PROBLEM REQUIREMENTS:
Produce a word-for-word copy of the listing below without its pictures.
=== SOURCE MATERIAL ===
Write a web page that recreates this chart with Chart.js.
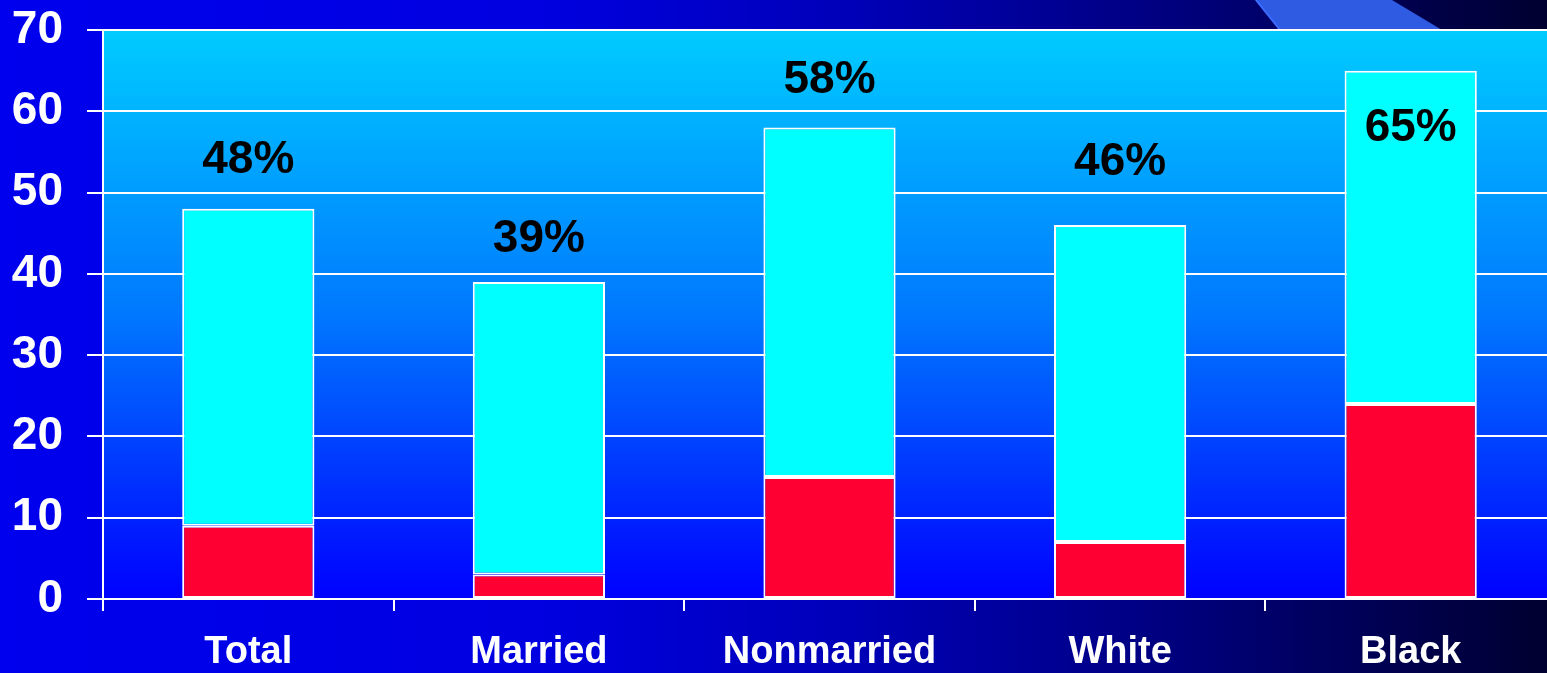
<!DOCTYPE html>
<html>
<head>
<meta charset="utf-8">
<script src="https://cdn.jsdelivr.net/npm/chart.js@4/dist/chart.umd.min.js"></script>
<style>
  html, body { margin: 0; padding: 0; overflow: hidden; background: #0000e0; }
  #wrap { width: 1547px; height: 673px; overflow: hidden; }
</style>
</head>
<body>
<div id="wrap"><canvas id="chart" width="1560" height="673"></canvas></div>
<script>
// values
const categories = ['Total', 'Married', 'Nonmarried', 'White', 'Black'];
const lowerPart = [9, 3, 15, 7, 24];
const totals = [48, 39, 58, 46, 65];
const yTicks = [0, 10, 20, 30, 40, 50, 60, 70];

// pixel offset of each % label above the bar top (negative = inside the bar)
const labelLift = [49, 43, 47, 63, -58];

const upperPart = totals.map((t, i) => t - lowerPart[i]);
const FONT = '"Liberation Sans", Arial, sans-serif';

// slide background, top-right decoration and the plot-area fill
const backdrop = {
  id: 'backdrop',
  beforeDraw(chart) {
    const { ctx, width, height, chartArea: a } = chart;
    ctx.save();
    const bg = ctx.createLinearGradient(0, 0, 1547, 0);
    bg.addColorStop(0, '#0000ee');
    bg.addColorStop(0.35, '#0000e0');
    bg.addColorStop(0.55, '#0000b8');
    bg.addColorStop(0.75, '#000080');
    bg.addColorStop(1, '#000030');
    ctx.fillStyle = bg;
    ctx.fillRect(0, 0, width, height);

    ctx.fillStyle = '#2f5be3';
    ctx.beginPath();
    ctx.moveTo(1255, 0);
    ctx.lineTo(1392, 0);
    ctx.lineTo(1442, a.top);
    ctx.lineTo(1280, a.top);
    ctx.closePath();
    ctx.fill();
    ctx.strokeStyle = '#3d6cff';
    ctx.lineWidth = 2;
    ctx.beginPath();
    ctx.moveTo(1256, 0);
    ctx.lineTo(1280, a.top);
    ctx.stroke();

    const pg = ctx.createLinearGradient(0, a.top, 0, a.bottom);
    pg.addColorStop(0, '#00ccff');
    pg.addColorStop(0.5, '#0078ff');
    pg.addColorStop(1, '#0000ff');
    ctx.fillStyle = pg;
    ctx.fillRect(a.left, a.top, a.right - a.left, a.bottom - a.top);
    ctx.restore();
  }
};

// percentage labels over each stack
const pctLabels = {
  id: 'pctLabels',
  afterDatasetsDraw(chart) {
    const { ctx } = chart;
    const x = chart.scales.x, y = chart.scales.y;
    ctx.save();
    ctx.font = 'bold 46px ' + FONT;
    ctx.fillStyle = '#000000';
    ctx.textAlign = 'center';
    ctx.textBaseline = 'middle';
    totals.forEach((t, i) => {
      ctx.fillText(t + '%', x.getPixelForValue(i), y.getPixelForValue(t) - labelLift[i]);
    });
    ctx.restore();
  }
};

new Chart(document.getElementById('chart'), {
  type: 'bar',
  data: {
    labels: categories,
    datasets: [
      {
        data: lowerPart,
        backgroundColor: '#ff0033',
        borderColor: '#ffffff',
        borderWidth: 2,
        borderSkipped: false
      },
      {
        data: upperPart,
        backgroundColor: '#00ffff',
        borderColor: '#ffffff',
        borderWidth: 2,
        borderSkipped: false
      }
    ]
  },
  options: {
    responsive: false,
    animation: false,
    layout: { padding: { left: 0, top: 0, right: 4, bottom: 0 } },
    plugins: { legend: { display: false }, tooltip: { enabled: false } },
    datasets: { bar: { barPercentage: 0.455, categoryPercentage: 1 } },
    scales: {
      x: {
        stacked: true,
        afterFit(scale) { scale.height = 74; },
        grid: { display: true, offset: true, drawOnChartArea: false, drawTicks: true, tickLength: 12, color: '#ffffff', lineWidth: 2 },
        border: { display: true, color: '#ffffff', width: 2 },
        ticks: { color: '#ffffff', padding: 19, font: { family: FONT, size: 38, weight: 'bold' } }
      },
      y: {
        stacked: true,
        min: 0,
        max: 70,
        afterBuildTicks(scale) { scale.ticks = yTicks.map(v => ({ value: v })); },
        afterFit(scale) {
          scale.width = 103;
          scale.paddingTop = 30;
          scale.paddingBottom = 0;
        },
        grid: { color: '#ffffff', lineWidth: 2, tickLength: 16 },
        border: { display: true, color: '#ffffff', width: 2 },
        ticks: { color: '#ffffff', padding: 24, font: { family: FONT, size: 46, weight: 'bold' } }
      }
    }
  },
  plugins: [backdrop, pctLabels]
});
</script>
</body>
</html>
===
RESULT FOR THIS EXERCISE:
Write a web page that recreates this chart with Chart.js.
<!DOCTYPE html>
<html>
<head>
<meta charset="utf-8">
<script src="https://cdn.jsdelivr.net/npm/chart.js@4/dist/chart.umd.min.js"></script>
<style>
  html, body { margin: 0; padding: 0; overflow: hidden; background: #0000e0; }
  #wrap { width: 1547px; height: 673px; overflow: hidden; }
</style>
</head>
<body>
<div id="wrap"><canvas id="chart" width="1560" height="673"></canvas></div>
<script>
// values
const categories = ['Total', 'Married', 'Nonmarried', 'White', 'Black'];
const lowerPart = [9, 3, 15, 7, 24];
const totals = [48, 39, 58, 46, 65];
const yTicks = [0, 10, 20, 30, 40, 50, 60, 70];

// pixel offset of each % label above the bar top (negative = inside the bar)
const labelLift = [49, 43, 47, 63, -58];

const upperPart = totals.map((t, i) => t - lowerPart[i]);
const FONT = '"Liberation Sans", Arial, sans-serif';

// slide background, top-right decoration and the plot-area fill
const backdrop = {
  id: 'backdrop',
  beforeDraw(chart) {
    const { ctx, width, height, chartArea: a } = chart;
    ctx.save();
    const bg = ctx.createLinearGradient(0, 0, 1547, 0);
    bg.addColorStop(0, '#0000ee');
    bg.addColorStop(0.35, '#0000e0');
    bg.addColorStop(0.55, '#0000b8');
    bg.addColorStop(0.75, '#000080');
    bg.addColorStop(1, '#000030');
    ctx.fillStyle = bg;
    ctx.fillRect(0, 0, width, height);

    ctx.fillStyle = '#2f5be3';
    ctx.beginPath();
    ctx.moveTo(1255, 0);
    ctx.lineTo(1392, 0);
    ctx.lineTo(1442, a.top);
    ctx.lineTo(1280, a.top);
    ctx.closePath();
    ctx.fill();
    ctx.strokeStyle = '#3d6cff';
    ctx.lineWidth = 2;
    ctx.beginPath();
    ctx.moveTo(1256, 0);
    ctx.lineTo(1280, a.top);
    ctx.stroke();

    const pg = ctx.createLinearGradient(0, a.top, 0, a.bottom);
    pg.addColorStop(0, '#00ccff');
    pg.addColorStop(0.5, '#0078ff');
    pg.addColorStop(1, '#0000ff');
    ctx.fillStyle = pg;
    ctx.fillRect(a.left, a.top, a.right - a.left, a.bottom - a.top);
    ctx.restore();
  }
};

// percentage labels over each stack
const pctLabels = {
  id: 'pctLabels',
  afterDatasetsDraw(chart) {
    const { ctx } = chart;
    const x = chart.scales.x, y = chart.scales.y;
    ctx.save();
    ctx.font = 'bold 46px ' + FONT;
    ctx.fillStyle = '#000000';
    ctx.textAlign = 'center';
    ctx.textBaseline = 'middle';
    totals.forEach((t, i) => {
      ctx.fillText(t + '%', x.getPixelForValue(i), y.getPixelForValue(t) - labelLift[i]);
    });
    ctx.restore();
  }
};

new Chart(document.getElementById('chart'), {
  type: 'bar',
  data: {
    labels: categories,
    datasets: [
      {
        data: lowerPart,
        backgroundColor: '#ff0033',
        borderColor: '#ffffff',
        borderWidth: 2,
        borderSkipped: false
      },
      {
        data: upperPart,
        backgroundColor: '#00ffff',
        borderColor: '#ffffff',
        borderWidth: 2,
        borderSkipped: false
      }
    ]
  },
  options: {
    responsive: false,
    animation: false,
    layout: { padding: { left: 0, top: 0, right: 4, bottom: 0 } },
    plugins: { legend: { display: false }, tooltip: { enabled: false } },
    datasets: { bar: { barPercentage: 0.455, categoryPercentage: 1 } },
    scales: {
      x: {
        stacked: true,
        afterFit(scale) { scale.height = 74; },
        grid: { display: true, offset: true, drawOnChartArea: false, drawTicks: true, tickLength: 12, color: '#ffffff', lineWidth: 2 },
        border: { display: true, color: '#ffffff', width: 2 },
        ticks: { color: '#ffffff', padding: 19, font: { family: FONT, size: 38, weight: 'bold' } }
      },
      y: {
        stacked: true,
        min: 0,
        max: 70,
        afterBuildTicks(scale) { scale.ticks = yTicks.map(v => ({ value: v })); },
        afterFit(scale) {
          scale.width = 103;
          scale.paddingTop = 30;
          scale.paddingBottom = 0;
        },
        grid: { color: '#ffffff', lineWidth: 2, tickLength: 16 },
        border: { display: true, color: '#ffffff', width: 2 },
        ticks: { color: '#ffffff', padding: 24, font: { family: FONT, size: 46, weight: 'bold' } }
      }
    }
  },
  plugins: [backdrop, pctLabels]
});
</script>
</body>
</html>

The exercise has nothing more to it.